Here is the chart that shows the policy that has set the parameters of your professional life. If this chart were converted to a sound then it would be the sound of inevitability. The picture shows basically rising interest rates until Reagan took office and basically falling rates since.
Government policy controls this number and the experiment of this number controls your life. Yet no politician has ever explained to you his view on the prime rate, you never studied its meaning in school and you are unaware of the American definition of progress for the last 30 years:
easy credit + inexpensive energy (see note) and food + (relatively) high wage
= financial casino + technological revolution
Note: Cheap energy in terms of dollar amount paid, directly, by American consumers - not referring to the war or environmental costs.
There is nothing new about the chaos that unregulated easy credit unleashes and Americans have certainly paid the financial price necessary for recent technological progress. This price was the deliberate and known culmination of 30 years of neoliberal policy. As the government funded RAND Corporation said in 2001 while predicting wildly improbably technologies by 2015
Class disparities. As technology brings benefits and prosperity to its users, it may leave others behind and create new class disparities. Although technology will help alleviate some severe hardships (e.g., food shortages and nutritional problems in the developing world), it will create real economic disparities both between and within the developed and developing worlds. Those not willing or able to retrain and adapt to new business opportunities may fall further behind. Moreover, given the market weakness of poor populations in developing countries, economic incentives often will be insufficient to drive the acquisition of new technology artifacts or skills.
In the quote above "business opportunities" is code for the casino money
0.1% literally walking away with the bank while some high end workers manage to keep the tattered middle class from completely disappearing.
Well okay we have paid the bubble burst price that typically comes with the easy credit that causes investment in technological revolution. But what did that buy us and where does the experiment end?
Not all technological revolutions are equal. The recent technological revolution is frequently claimed as on par with past periods of advancement in manufacturing, steel, electricity and transportation. But with the nation still dependent on cheap foreign oil and labor this claim seems exaggerated. Sufficient electric transportation to replace oil and robotics to replace manual labor have not materialized.
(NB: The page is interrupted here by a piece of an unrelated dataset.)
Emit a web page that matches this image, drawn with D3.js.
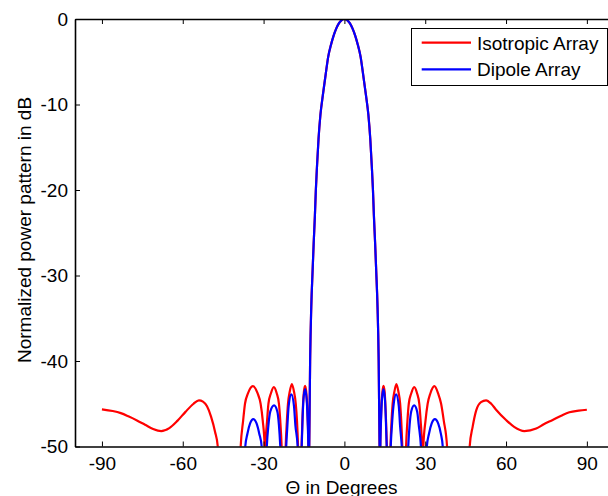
<!DOCTYPE html>
<html><head><meta charset="utf-8">
<script src="https://cdn.jsdelivr.net/npm/d3@7"></script>
<style>
html,body{margin:0;padding:0;background:#fff;}
svg{display:block;}
text{font-family:"Liberation Sans",Arial,sans-serif;}
</style></head>
<body><svg id="c" width="608" height="496"></svg>
<script>
// ---- data ----
const xTicks = [-90, -60, -30, 0, 30, 60, 90];
const yTicks = [0, -10, -20, -30, -40, -50];
const seriesNames = ["Isotropic Array", "Dipole Array"];
const seriesColors = ["#ff0000", "#0000ff"];

const mainTheta = [-13.05,-12.7,-12.3,-11.8,-11.4,-10.95,-10.6,-10.15,-9.6,-8.9,-8,-7,-6,-5,-4,-3,-2,-1,0,1,2,3,4,5,6,7,8,8.9,9.6,10.15,10.6,10.95,11.4,11.8,12.3,12.7,13.05];
const mainDb    = [-50,-39.5,-33.7,-29.4,-26.2,-23,-20,-17.1,-14,-11.2,-8.9,-6.6,-4.4,-3.05,-1.95,-1.1,-0.48,-0.12,0,-0.12,-0.48,-1.1,-1.95,-3.05,-4.4,-6.6,-8.9,-11.2,-14,-17.1,-20,-23,-26.2,-29.4,-33.7,-39.5,-50];

const isoLeftTheta = [-90,-86,-83,-80,-77,-74,-71,-68,-65,-62,-59,-56,-54,-52.5,-51,-49.5,-48,-47,-46.5,-42.7,
  -38.9,-38.5,-37.6,-36.9,-35.8,-34.0,-32.2,-31.1,-30.3,-29.6,-29.45,
  -29.3,-28.7,-28.2,-27.3,-26.2,-25.1,-24.3,-23.8,-23.3,-22.55,
  -21.8,-21.35,-20.95,-20.3,-19.5,-18.7,-18.05,-17.6,-17.2,-16.55,
  -15.9,-15.6,-15.35,-15.0,-14.6,-14.2,-13.85,-13.6,-13.35,-13.2];
const isoLeftDb = [-45.65,-45.85,-46.1,-46.5,-46.95,-47.45,-47.95,-48.2,-47.85,-47.0,-45.95,-45.0,-44.6,-44.75,-45.3,-46.5,-48.3,-50,-53,-70,
  -53,-50,-47,-45,-43.8,-42.95,-43.8,-45,-47,-50,-58,
  -50,-47,-45,-43.8,-43.05,-43.8,-45,-47,-50,-60,
  -50,-47,-45,-43.6,-42.7,-43.6,-45,-47,-50,-60,
  -50,-47,-45,-43.5,-42.9,-43.5,-45,-47,-50,-58];
const isoRightTheta = [13.2,13.3,13.55,13.8,14.15,14.5,14.9,15.2,15.45,15.75,16.45,
  17.1,17.5,17.9,18.55,19.3,20.05,20.7,21.1,21.5,22.2,
  22.9,23.4,23.9,24.8,25.9,27.0,27.8,28.3,28.8,29.05,
  29.3,30.1,30.9,31.9,33.4,34.8,35.9,36.9,38.1,38.5,42.6,46.1,
  46.5,47.6,48.9,50.7,52.6,54.5,56.3,60,63,66.8,71.2,74,77.3,80.5,83.5,87,90];
const isoRightDb = [-58,-50,-47,-45,-43.5,-42.9,-43.5,-45,-47,-50,-60,
  -50,-47,-45,-43.6,-42.7,-43.6,-45,-47,-50,-60,
  -50,-47,-45,-43.8,-43.05,-43.8,-45,-47,-50,-58,
  -50,-47,-45,-43.8,-42.95,-43.8,-45,-47,-50,-53,-70,-53,
  -50,-47.7,-45.8,-44.8,-44.6,-45.0,-45.7,-46.9,-47.7,-48.2,-47.9,-47.4,-46.9,-46.4,-46.0,-45.8,-45.7];

const dipLeftTheta = [-40,-37.2,-36.8,-36.0,-35.0,-33.8,-32.6,-31.6,-30.7,-29.8,
  -28.8,-28.2,-27.5,-26.1,-24.9,-24.3,-23.8,-22.7,
  -21.6,-21.15,-20.7,-19.7,-18.7,-18.2,-17.35,-16.6,
  -15.85,-15.5,-15.2,-14.6,-14.0,-13.7,-13.4,-13.2];
const dipLeftDb = [-62,-53,-50,-48.5,-47.3,-46.8,-47.3,-48.5,-50,-60,
  -50,-47.5,-45.9,-45.2,-45.9,-47.5,-50,-60,
  -50,-47.5,-45.3,-43.9,-45.3,-47.5,-50,-60,
  -50,-46.5,-44.5,-43.3,-44.5,-46.5,-50,-58];
const dipRightTheta = [13.2,13.35,13.65,13.95,14.5,15.05,15.35,15.7,16.45,
  17.2,17.65,18.2,19.2,20.2,20.65,21.3,22.5,
  23.7,24.2,24.8,25.9,27.0,27.6,28.4,29.5,
  30.6,31.4,32.4,33.6,34.8,35.8,36.5,36.9,40];
const dipRightDb = [-58,-50,-46.5,-44.5,-43.3,-44.5,-46.5,-50,-60,
  -50,-47.5,-45.3,-43.9,-45.3,-47.5,-50,-60,
  -50,-47.5,-45.9,-45.2,-45.9,-47.5,-50,-60,
  -50,-48.5,-47.3,-46.8,-47.3,-48.5,-50,-53,-62];

// ---- build ----
const isoTheta = isoLeftTheta.concat(mainTheta, isoRightTheta);
const isoDb = isoLeftDb.concat(mainDb, isoRightDb);
const dipTheta = dipLeftTheta.concat(mainTheta, dipRightTheta);
const dipDb = dipLeftDb.concat(mainDb, dipRightDb);
const series = [
  isoTheta.map((t,i)=>[t, isoDb[i]]),
  dipTheta.map((t,i)=>[t, dipDb[i]])
];

const L = 75, R = 613.8, T = 19, B = 446.5;
const svg = d3.select("#c");
svg.append("rect").attr("width",608).attr("height",496).attr("fill","#fff");

const x = d3.scaleLinear().domain([-100,100]).range([L,R]);
const y = d3.scaleLinear().domain([-50,0]).range([B,T]);

svg.append("clipPath").attr("id","clip").append("rect")
  .attr("x",L).attr("y",T).attr("width",R-L).attr("height",B-T);

const line = d3.line().x(d=>x(d[0])).y(d=>y(d[1])).curve(d3.curveMonotoneX);
const g = svg.append("g").attr("clip-path","url(#clip)");
series.forEach((s,i)=>{
  g.append("path").attr("d",line(s)).attr("fill","none")
   .attr("stroke",seriesColors[i]).attr("stroke-width",2.2).attr("stroke-linejoin","round");
});

// axes
const fs = "19px";
const fmt = d => String(d);
const xa = svg.append("g").attr("transform",`translate(0,${B})`)
  .call(d3.axisBottom(x).tickValues(xTicks).tickSize(-5).tickSizeOuter(0).tickPadding(10.5).tickFormat(fmt));
const xt = svg.append("g").attr("transform",`translate(0,${T})`)
  .call(d3.axisTop(x).tickValues(xTicks).tickSize(-5).tickSizeOuter(0).tickFormat(""));
const ya = svg.append("g").attr("transform",`translate(${L},0)`)
  .call(d3.axisLeft(y).tickValues(yTicks).tickSize(-5).tickSizeOuter(0).tickPadding(7).tickFormat(fmt));
[xa,xt,ya].forEach(a=>{
  a.select(".domain").attr("stroke","#000").attr("stroke-width",1.6);
  a.selectAll(".tick line").attr("stroke","#000").attr("stroke-width",1);
  a.selectAll("text").attr("font-size",fs).attr("fill","#000")
   .attr("font-family","'Liberation Sans',Arial,sans-serif");
});

// axis titles
svg.append("text").attr("x",341.5).attr("y",494).attr("text-anchor","middle")
  .attr("font-size",fs).attr("fill","#000").text("Θ in Degrees");
svg.append("text").attr("transform","translate(31,230) rotate(-90)").attr("text-anchor","middle")
  .attr("font-size",fs).attr("fill","#000").text("Normalized power pattern in dB");

// legend
const lg = svg.append("g");
lg.append("rect").attr("x",411.5).attr("y",28.5).attr("width",196).attr("height",57)
  .attr("fill","#fff").attr("stroke","#000").attr("stroke-width",1);
seriesNames.forEach((n,i)=>{
  const yy = 42.7 + i*26.6;
  lg.append("line").attr("x1",421.7).attr("x2",471).attr("y1",yy).attr("y2",yy)
    .attr("stroke",seriesColors[i]).attr("stroke-width",2.2);
  lg.append("text").attr("x",477).attr("y",yy+6.8).attr("font-size",fs).attr("fill","#000").text(n);
});
</script></body></html>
Easy credit cannot do research and development that takes longer than the time expected for return on capital, say five years. The serious R&D was accomplished during the credit tightening period that ended with severe recession in 1980. Then as shock and awe style investment became possible the waiting five year investment technology overhang, personal computers, internet, cloud computing, mobile communications, computing small devices and electric cars, all achieved markets. At the same time the easy credit, moving outward from probable investing, created tech and real estate bubbles and to some extent war - inequality increases volatility and foreign investment the need for cheap oil.
In order to really be a revolution the technology the casino makes available must reduce some basic shortage. The best, maybe only, way for humans to progress is to close markets in slave like labor and blood stained oil. Were America not an empire this technological revolution might have made some of these achievements. Without cheap labor and oil from other countries the flood of investment money might have been spent solving labor and energy shortages. The rising population of and reliance on other countries and their resources is the old American capitalism weakness.
Whether it was slavery and civil war or native Americans and the War of 1812, America has always been torn between technology led progress and wealth of exploitation. The casino is not going to generate the innovation we need. Our choices are now government led technological development, closing the casino and waiting another few decades before opening it again, or doubling down on world domination.